WORK TO COMPLETE. Please quote exactly the lines below from the line containing "Generate a Python" to the line containing "right_end_logk = [-2.88, -2.88]", both lines included, and nothing else.

DATA SHOWN.

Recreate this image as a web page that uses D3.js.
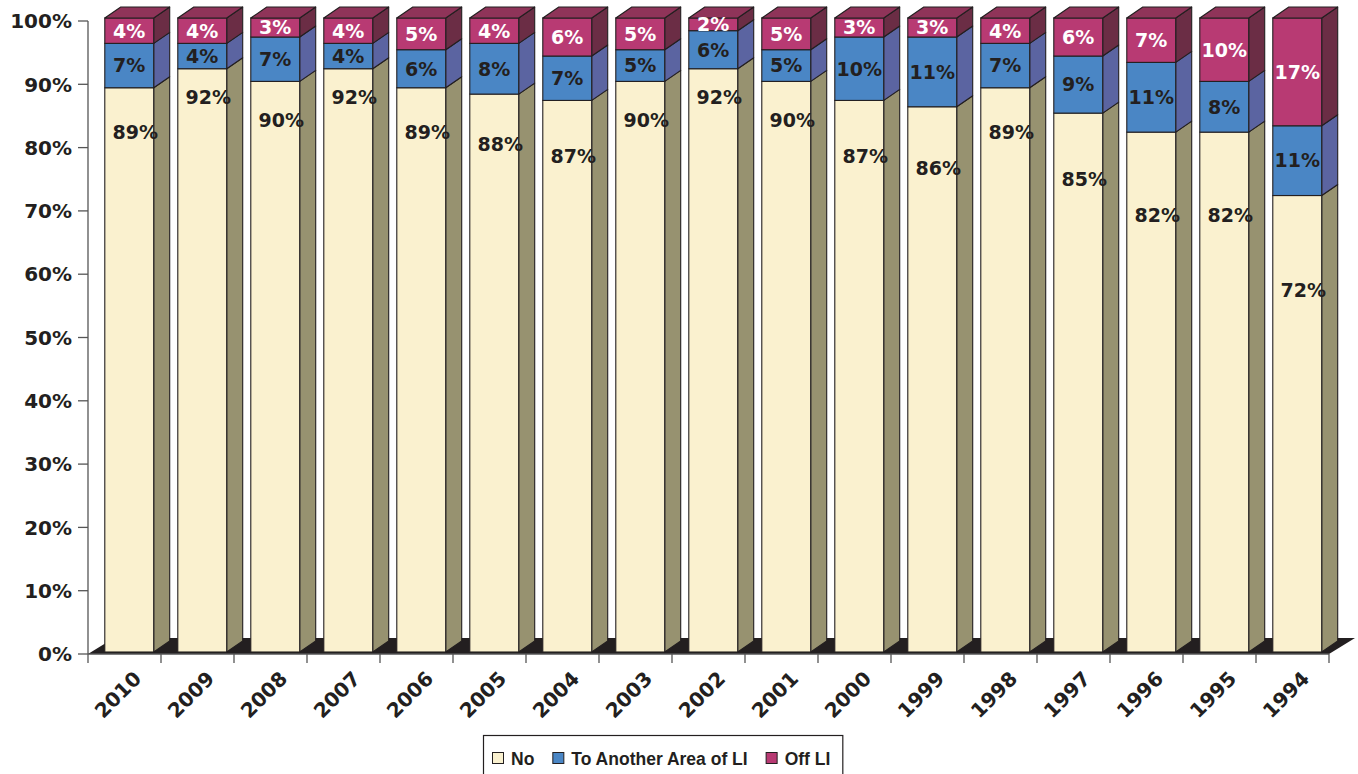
--
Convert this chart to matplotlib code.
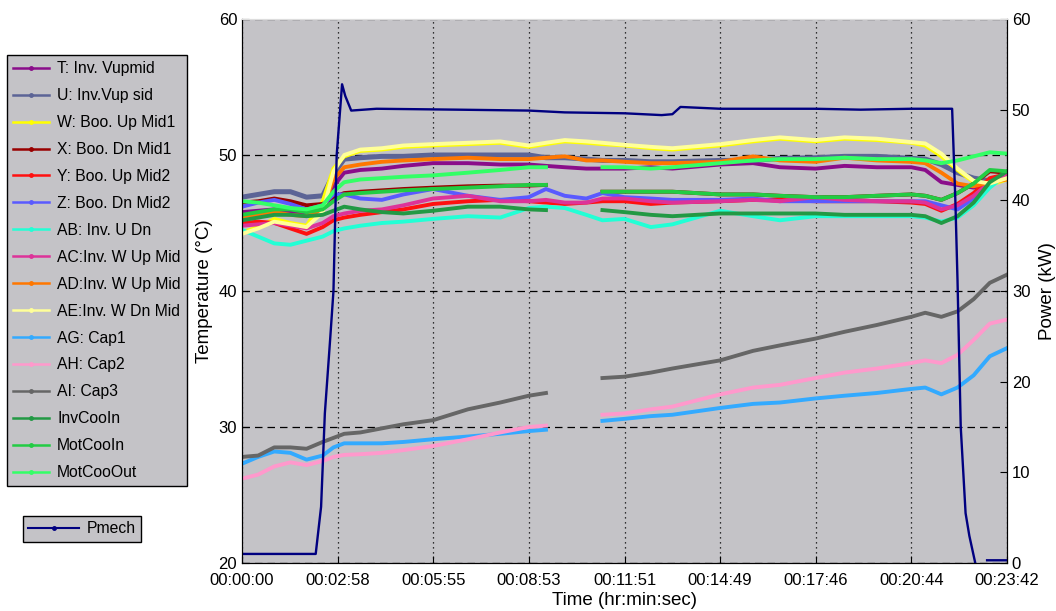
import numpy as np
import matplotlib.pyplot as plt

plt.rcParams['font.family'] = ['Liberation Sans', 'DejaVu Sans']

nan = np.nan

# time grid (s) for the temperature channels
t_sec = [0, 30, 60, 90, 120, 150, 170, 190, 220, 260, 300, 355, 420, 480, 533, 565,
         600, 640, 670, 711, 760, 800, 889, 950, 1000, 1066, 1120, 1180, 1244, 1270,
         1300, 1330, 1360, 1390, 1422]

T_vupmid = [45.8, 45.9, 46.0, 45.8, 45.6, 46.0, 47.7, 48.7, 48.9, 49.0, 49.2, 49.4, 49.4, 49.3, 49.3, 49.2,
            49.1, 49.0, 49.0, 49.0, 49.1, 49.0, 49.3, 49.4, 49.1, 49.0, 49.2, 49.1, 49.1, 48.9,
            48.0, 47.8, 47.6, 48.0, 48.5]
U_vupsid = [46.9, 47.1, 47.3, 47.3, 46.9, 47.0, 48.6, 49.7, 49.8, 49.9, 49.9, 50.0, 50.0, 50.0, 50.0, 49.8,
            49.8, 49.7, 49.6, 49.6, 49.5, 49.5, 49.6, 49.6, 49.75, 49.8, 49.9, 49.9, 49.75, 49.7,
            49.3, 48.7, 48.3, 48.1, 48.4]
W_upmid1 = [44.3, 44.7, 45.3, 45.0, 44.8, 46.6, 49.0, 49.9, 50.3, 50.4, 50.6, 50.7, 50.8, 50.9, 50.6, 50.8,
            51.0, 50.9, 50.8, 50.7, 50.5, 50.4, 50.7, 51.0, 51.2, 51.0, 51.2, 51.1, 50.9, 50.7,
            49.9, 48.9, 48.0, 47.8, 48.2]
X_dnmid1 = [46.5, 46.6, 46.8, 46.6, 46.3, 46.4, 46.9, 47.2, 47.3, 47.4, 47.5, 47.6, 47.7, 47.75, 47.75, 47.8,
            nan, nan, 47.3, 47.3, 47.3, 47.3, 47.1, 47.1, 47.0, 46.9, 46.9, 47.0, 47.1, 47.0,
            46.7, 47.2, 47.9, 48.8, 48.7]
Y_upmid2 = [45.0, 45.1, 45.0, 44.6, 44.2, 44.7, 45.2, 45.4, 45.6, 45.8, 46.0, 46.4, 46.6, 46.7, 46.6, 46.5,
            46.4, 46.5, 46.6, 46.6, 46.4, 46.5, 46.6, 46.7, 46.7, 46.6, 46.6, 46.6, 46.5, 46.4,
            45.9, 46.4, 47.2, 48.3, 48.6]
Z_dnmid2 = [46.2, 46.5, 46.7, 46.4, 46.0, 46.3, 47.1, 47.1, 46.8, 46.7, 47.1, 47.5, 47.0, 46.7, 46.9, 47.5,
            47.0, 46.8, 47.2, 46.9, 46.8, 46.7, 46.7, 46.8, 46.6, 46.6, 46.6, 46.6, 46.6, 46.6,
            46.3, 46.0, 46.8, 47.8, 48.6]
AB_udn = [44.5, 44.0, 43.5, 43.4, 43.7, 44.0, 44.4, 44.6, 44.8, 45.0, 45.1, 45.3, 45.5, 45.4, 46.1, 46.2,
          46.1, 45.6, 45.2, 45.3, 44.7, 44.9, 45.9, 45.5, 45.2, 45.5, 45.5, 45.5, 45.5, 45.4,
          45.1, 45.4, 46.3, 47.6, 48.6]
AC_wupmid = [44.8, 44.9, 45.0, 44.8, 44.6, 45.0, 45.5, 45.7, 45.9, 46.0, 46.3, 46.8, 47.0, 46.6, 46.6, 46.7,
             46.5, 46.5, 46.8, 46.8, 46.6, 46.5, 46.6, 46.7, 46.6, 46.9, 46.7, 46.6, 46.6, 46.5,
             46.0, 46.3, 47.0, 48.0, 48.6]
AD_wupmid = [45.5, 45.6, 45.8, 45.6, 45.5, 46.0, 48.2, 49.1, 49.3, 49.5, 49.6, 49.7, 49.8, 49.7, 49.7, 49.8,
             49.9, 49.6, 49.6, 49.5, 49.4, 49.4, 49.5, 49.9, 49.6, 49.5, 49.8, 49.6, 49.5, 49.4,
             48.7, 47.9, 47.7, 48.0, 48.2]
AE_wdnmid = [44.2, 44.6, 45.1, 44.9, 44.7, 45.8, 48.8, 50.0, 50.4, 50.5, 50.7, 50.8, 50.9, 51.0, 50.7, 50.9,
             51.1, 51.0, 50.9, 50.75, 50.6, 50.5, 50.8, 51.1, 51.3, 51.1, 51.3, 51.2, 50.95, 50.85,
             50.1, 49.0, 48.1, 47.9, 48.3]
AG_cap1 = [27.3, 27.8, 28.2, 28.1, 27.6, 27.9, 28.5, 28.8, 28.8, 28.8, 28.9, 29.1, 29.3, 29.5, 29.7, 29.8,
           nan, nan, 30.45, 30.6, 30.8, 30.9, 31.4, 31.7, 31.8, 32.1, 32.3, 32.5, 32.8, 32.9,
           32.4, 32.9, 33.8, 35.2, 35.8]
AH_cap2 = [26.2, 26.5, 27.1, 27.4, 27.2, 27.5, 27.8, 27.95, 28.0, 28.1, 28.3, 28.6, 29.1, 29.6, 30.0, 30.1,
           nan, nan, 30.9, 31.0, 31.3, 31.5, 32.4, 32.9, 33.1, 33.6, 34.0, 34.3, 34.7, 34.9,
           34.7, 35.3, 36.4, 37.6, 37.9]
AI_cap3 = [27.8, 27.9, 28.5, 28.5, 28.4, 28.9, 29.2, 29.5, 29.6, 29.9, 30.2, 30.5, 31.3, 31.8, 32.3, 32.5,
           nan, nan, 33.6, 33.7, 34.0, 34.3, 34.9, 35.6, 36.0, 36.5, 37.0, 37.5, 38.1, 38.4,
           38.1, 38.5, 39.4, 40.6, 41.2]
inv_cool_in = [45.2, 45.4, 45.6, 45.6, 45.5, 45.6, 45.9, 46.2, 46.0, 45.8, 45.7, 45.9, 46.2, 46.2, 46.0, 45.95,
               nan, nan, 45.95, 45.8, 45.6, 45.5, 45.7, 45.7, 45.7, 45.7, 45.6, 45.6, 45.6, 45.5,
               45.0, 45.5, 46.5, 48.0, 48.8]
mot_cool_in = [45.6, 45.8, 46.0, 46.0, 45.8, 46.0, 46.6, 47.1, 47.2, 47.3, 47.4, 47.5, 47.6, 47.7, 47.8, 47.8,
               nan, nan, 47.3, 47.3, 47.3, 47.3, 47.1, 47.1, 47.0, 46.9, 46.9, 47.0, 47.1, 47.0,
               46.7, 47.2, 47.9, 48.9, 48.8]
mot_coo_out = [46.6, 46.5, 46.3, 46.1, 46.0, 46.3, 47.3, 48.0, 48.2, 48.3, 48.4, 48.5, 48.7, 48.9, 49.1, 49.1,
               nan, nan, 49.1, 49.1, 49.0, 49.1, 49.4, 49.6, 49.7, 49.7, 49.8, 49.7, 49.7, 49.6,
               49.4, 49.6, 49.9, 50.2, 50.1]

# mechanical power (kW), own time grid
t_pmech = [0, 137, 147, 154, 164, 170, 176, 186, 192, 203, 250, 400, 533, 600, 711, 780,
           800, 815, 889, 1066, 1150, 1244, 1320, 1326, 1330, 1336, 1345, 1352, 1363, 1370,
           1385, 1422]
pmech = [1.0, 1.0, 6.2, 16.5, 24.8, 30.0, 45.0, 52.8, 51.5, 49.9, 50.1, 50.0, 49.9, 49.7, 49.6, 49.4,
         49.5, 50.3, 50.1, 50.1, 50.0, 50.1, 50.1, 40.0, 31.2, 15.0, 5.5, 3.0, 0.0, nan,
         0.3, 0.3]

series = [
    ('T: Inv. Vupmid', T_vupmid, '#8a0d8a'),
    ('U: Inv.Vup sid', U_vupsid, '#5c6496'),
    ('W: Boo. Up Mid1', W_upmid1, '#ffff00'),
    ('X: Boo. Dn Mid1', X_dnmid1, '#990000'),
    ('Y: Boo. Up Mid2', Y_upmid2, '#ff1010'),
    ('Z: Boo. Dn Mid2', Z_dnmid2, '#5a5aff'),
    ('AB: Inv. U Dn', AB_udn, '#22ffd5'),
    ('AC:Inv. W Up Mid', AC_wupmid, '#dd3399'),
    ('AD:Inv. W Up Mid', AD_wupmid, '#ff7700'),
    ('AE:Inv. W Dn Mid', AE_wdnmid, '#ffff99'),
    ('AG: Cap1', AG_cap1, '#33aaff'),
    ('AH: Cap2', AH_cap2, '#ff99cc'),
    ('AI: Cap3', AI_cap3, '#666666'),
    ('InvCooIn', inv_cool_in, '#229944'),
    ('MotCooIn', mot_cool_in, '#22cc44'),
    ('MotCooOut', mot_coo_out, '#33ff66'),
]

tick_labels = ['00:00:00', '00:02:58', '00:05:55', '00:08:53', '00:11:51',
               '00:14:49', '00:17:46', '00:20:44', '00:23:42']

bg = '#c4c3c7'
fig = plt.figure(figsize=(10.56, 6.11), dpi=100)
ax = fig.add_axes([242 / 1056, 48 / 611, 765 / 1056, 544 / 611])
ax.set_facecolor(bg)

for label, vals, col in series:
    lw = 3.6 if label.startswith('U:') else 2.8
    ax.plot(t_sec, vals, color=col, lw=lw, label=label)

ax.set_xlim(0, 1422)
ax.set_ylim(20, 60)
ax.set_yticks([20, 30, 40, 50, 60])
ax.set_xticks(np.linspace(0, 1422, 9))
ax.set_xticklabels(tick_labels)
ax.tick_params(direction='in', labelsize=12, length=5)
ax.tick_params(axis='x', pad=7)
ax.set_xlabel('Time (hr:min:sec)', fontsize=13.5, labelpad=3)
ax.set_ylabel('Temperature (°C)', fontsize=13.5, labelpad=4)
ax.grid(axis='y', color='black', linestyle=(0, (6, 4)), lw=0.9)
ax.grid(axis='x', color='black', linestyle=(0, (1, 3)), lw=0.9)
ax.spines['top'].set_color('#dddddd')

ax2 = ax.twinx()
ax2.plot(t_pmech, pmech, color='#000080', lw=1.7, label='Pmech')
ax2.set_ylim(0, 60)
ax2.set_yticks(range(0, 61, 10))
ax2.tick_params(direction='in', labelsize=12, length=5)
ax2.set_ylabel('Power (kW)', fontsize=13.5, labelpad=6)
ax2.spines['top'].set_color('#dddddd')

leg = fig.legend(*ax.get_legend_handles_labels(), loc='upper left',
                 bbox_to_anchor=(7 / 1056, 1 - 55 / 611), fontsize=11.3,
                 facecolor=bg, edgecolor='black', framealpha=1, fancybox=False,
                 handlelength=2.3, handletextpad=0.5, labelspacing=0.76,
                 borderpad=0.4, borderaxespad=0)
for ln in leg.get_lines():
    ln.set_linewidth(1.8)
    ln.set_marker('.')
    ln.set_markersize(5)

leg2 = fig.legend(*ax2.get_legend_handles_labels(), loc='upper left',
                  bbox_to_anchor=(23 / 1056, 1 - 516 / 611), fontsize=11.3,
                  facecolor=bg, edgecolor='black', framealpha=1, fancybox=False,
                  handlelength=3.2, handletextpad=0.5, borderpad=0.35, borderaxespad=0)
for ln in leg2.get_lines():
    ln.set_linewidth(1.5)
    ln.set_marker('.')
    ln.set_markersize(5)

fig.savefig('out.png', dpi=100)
* * *
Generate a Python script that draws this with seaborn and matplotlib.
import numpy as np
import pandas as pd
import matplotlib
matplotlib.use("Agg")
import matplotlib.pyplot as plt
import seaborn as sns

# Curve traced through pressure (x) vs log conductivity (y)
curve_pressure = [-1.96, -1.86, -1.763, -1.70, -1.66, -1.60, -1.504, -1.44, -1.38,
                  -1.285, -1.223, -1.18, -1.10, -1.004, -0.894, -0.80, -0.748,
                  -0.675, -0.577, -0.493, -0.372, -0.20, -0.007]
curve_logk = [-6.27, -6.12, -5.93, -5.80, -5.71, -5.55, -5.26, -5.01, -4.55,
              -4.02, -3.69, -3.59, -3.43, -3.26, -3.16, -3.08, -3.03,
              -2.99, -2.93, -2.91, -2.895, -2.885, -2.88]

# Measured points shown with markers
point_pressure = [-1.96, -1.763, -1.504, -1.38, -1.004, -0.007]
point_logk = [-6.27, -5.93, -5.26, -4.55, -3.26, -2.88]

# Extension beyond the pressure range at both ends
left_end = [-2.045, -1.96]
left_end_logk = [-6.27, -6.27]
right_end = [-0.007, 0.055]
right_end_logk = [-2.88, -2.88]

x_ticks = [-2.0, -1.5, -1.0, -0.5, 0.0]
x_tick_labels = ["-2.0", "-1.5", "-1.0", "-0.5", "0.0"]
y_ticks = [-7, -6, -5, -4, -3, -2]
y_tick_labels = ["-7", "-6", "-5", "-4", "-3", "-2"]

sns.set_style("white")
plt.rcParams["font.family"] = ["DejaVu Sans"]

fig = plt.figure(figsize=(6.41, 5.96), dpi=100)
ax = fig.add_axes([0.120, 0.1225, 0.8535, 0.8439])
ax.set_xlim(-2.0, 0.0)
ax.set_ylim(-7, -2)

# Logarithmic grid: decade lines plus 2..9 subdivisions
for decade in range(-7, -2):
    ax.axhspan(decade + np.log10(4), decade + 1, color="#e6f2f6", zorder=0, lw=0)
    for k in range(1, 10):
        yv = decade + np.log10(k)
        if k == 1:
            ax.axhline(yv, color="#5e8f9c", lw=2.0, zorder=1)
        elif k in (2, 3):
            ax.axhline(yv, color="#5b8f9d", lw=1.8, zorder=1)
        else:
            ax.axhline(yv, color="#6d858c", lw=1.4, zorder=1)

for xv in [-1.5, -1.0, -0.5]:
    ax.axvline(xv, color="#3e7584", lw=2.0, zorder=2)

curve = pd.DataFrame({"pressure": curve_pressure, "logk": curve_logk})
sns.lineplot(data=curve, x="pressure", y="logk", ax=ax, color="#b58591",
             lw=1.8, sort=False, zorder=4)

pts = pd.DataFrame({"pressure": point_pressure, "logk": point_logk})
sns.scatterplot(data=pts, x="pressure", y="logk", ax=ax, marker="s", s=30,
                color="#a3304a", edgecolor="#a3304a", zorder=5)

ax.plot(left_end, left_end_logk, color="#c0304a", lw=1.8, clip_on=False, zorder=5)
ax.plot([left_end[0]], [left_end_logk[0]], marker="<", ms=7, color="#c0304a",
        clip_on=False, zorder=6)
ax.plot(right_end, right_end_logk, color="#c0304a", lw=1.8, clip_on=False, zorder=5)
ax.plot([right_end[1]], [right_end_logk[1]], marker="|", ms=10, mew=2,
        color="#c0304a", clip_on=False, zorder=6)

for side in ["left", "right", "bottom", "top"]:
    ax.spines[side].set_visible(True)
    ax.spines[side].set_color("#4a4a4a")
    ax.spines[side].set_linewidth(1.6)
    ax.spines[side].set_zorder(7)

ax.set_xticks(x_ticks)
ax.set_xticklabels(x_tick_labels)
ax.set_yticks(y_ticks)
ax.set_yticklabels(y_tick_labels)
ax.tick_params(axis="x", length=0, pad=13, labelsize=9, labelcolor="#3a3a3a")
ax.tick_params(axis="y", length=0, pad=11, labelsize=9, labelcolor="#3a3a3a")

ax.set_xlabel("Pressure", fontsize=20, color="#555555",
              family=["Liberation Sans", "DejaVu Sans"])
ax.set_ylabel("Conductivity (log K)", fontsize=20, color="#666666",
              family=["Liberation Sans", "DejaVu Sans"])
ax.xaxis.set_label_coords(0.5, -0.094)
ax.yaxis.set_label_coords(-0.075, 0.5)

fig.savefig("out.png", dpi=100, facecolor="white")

FULL ANSWER.
Generate a Python script that draws this with seaborn and matplotlib.
import numpy as np
import pandas as pd
import matplotlib
matplotlib.use("Agg")
import matplotlib.pyplot as plt
import seaborn as sns

# Curve traced through pressure (x) vs log conductivity (y)
curve_pressure = [-1.96, -1.86, -1.763, -1.70, -1.66, -1.60, -1.504, -1.44, -1.38,
                  -1.285, -1.223, -1.18, -1.10, -1.004, -0.894, -0.80, -0.748,
                  -0.675, -0.577, -0.493, -0.372, -0.20, -0.007]
curve_logk = [-6.27, -6.12, -5.93, -5.80, -5.71, -5.55, -5.26, -5.01, -4.55,
              -4.02, -3.69, -3.59, -3.43, -3.26, -3.16, -3.08, -3.03,
              -2.99, -2.93, -2.91, -2.895, -2.885, -2.88]

# Measured points shown with markers
point_pressure = [-1.96, -1.763, -1.504, -1.38, -1.004, -0.007]
point_logk = [-6.27, -5.93, -5.26, -4.55, -3.26, -2.88]

# Extension beyond the pressure range at both ends
left_end = [-2.045, -1.96]
left_end_logk = [-6.27, -6.27]
right_end = [-0.007, 0.055]
right_end_logk = [-2.88, -2.88]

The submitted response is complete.